'''
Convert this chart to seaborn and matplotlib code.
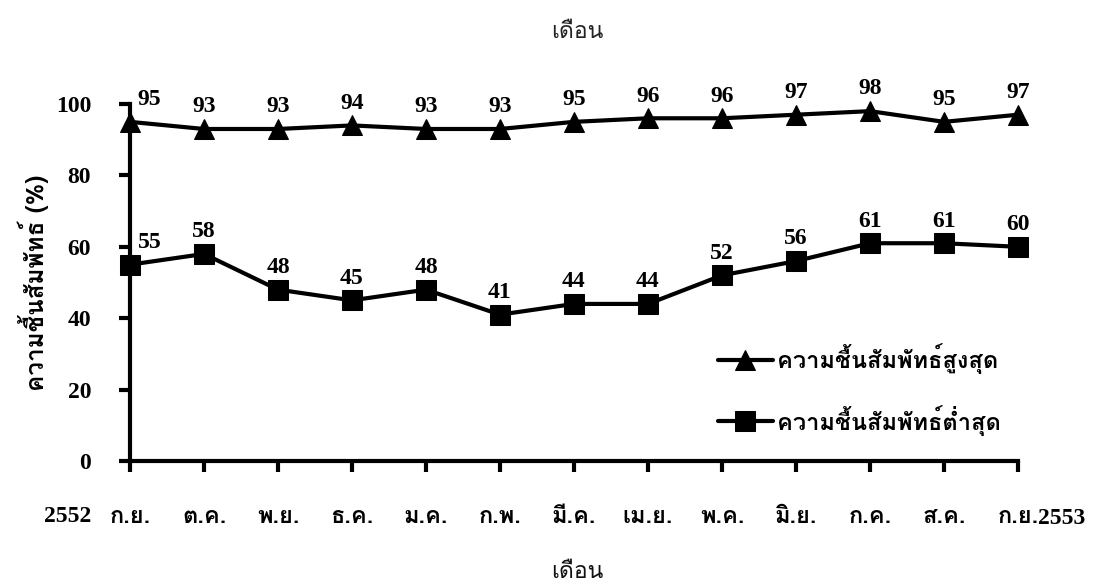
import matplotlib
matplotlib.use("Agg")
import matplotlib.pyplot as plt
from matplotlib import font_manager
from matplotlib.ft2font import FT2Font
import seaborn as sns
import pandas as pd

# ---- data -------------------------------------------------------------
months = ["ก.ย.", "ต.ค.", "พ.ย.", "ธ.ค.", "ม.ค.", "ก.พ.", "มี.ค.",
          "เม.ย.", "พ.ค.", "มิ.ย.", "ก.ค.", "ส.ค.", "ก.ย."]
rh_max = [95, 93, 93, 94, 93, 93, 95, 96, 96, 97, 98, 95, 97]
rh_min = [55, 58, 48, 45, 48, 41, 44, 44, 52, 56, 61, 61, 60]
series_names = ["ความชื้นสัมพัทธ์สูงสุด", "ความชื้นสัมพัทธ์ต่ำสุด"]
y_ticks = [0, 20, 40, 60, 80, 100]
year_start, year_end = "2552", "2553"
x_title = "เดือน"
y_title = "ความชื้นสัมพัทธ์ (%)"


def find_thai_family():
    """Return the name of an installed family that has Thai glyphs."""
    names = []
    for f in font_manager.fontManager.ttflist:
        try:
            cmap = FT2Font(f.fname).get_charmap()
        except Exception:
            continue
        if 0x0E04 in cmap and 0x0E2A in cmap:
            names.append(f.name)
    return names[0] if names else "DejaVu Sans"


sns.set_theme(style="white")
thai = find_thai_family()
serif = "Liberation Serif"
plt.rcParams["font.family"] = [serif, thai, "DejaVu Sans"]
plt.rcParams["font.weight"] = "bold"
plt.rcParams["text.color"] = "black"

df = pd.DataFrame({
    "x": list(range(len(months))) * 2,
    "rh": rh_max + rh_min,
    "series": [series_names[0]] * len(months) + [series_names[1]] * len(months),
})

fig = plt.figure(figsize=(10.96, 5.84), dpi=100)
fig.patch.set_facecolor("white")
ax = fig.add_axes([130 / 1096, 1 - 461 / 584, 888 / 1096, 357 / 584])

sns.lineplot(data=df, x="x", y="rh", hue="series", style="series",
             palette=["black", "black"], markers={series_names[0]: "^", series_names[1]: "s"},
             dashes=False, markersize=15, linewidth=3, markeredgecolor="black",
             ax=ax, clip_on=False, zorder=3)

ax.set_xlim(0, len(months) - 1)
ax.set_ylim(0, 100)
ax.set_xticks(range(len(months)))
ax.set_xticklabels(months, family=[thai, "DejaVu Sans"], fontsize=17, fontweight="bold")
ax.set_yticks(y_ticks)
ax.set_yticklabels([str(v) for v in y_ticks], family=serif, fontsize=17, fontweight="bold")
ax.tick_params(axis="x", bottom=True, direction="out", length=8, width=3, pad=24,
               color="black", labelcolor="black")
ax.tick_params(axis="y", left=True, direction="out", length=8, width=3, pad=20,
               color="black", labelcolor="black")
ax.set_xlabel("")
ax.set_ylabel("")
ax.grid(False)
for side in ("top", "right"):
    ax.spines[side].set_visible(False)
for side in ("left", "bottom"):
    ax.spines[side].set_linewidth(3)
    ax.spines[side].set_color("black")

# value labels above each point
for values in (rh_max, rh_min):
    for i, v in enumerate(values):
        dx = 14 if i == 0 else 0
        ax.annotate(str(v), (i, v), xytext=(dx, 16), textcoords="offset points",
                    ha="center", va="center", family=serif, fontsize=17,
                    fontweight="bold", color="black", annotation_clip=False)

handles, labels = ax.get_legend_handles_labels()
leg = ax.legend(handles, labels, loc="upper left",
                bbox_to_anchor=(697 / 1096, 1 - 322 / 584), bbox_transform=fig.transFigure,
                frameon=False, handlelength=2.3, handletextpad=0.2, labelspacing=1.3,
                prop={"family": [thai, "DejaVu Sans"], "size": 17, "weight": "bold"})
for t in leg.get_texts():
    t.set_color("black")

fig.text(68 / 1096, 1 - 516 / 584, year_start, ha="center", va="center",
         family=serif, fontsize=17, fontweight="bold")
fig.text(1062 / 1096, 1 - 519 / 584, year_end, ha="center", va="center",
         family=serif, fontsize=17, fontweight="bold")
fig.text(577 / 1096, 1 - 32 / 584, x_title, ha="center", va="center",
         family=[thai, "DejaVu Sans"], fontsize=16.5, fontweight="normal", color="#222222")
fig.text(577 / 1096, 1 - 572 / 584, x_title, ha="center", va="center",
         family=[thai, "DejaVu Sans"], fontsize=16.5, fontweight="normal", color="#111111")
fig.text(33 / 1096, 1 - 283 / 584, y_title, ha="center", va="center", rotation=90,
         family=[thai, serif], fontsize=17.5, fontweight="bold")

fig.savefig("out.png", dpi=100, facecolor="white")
'''
Reproduce the listing word for word and omit its pictures.

Convert this chart to seaborn and matplotlib code.
import matplotlib
matplotlib.use("Agg")
import matplotlib.pyplot as plt
from matplotlib import font_manager
from matplotlib.ft2font import FT2Font
import seaborn as sns
import pandas as pd

# ---- data -------------------------------------------------------------
months = ["ก.ย.", "ต.ค.", "พ.ย.", "ธ.ค.", "ม.ค.", "ก.พ.", "มี.ค.",
          "เม.ย.", "พ.ค.", "มิ.ย.", "ก.ค.", "ส.ค.", "ก.ย."]
rh_max = [95, 93, 93, 94, 93, 93, 95, 96, 96, 97, 98, 95, 97]
rh_min = [55, 58, 48, 45, 48, 41, 44, 44, 52, 56, 61, 61, 60]
series_names = ["ความชื้นสัมพัทธ์สูงสุด", "ความชื้นสัมพัทธ์ต่ำสุด"]
y_ticks = [0, 20, 40, 60, 80, 100]
year_start, year_end = "2552", "2553"
x_title = "เดือน"
y_title = "ความชื้นสัมพัทธ์ (%)"


def find_thai_family():
    """Return the name of an installed family that has Thai glyphs."""
    names = []
    for f in font_manager.fontManager.ttflist:
        try:
            cmap = FT2Font(f.fname).get_charmap()
        except Exception:
            continue
        if 0x0E04 in cmap and 0x0E2A in cmap:
            names.append(f.name)
    return names[0] if names else "DejaVu Sans"


sns.set_theme(style="white")
thai = find_thai_family()
serif = "Liberation Serif"
plt.rcParams["font.family"] = [serif, thai, "DejaVu Sans"]
plt.rcParams["font.weight"] = "bold"
plt.rcParams["text.color"] = "black"

df = pd.DataFrame({
    "x": list(range(len(months))) * 2,
    "rh": rh_max + rh_min,
    "series": [series_names[0]] * len(months) + [series_names[1]] * len(months),
})

fig = plt.figure(figsize=(10.96, 5.84), dpi=100)
fig.patch.set_facecolor("white")
ax = fig.add_axes([130 / 1096, 1 - 461 / 584, 888 / 1096, 357 / 584])

sns.lineplot(data=df, x="x", y="rh", hue="series", style="series",
             palette=["black", "black"], markers={series_names[0]: "^", series_names[1]: "s"},
             dashes=False, markersize=15, linewidth=3, markeredgecolor="black",
             ax=ax, clip_on=False, zorder=3)

ax.set_xlim(0, len(months) - 1)
ax.set_ylim(0, 100)
ax.set_xticks(range(len(months)))
ax.set_xticklabels(months, family=[thai, "DejaVu Sans"], fontsize=17, fontweight="bold")
ax.set_yticks(y_ticks)
ax.set_yticklabels([str(v) for v in y_ticks], family=serif, fontsize=17, fontweight="bold")
ax.tick_params(axis="x", bottom=True, direction="out", length=8, width=3, pad=24,
               color="black", labelcolor="black")
ax.tick_params(axis="y", left=True, direction="out", length=8, width=3, pad=20,
               color="black", labelcolor="black")
ax.set_xlabel("")
ax.set_ylabel("")
ax.grid(False)
for side in ("top", "right"):
    ax.spines[side].set_visible(False)
for side in ("left", "bottom"):
    ax.spines[side].set_linewidth(3)
    ax.spines[side].set_color("black")

# value labels above each point
for values in (rh_max, rh_min):
    for i, v in enumerate(values):
        dx = 14 if i == 0 else 0
        ax.annotate(str(v), (i, v), xytext=(dx, 16), textcoords="offset points",
                    ha="center", va="center", family=serif, fontsize=17,
                    fontweight="bold", color="black", annotation_clip=False)

handles, labels = ax.get_legend_handles_labels()
leg = ax.legend(handles, labels, loc="upper left",
                bbox_to_anchor=(697 / 1096, 1 - 322 / 584), bbox_transform=fig.transFigure,
                frameon=False, handlelength=2.3, handletextpad=0.2, labelspacing=1.3,
                prop={"family": [thai, "DejaVu Sans"], "size": 17, "weight": "bold"})
for t in leg.get_texts():
    t.set_color("black")

fig.text(68 / 1096, 1 - 516 / 584, year_start, ha="center", va="center",
         family=serif, fontsize=17, fontweight="bold")
fig.text(1062 / 1096, 1 - 519 / 584, year_end, ha="center", va="center",
         family=serif, fontsize=17, fontweight="bold")
fig.text(577 / 1096, 1 - 32 / 584, x_title, ha="center", va="center",
         family=[thai, "DejaVu Sans"], fontsize=16.5, fontweight="normal", color="#222222")
fig.text(577 / 1096, 1 - 572 / 584, x_title, ha="center", va="center",
         family=[thai, "DejaVu Sans"], fontsize=16.5, fontweight="normal", color="#111111")
fig.text(33 / 1096, 1 - 283 / 584, y_title, ha="center", va="center", rotation=90,
         family=[thai, serif], fontsize=17.5, fontweight="bold")

fig.savefig("out.png", dpi=100, facecolor="white")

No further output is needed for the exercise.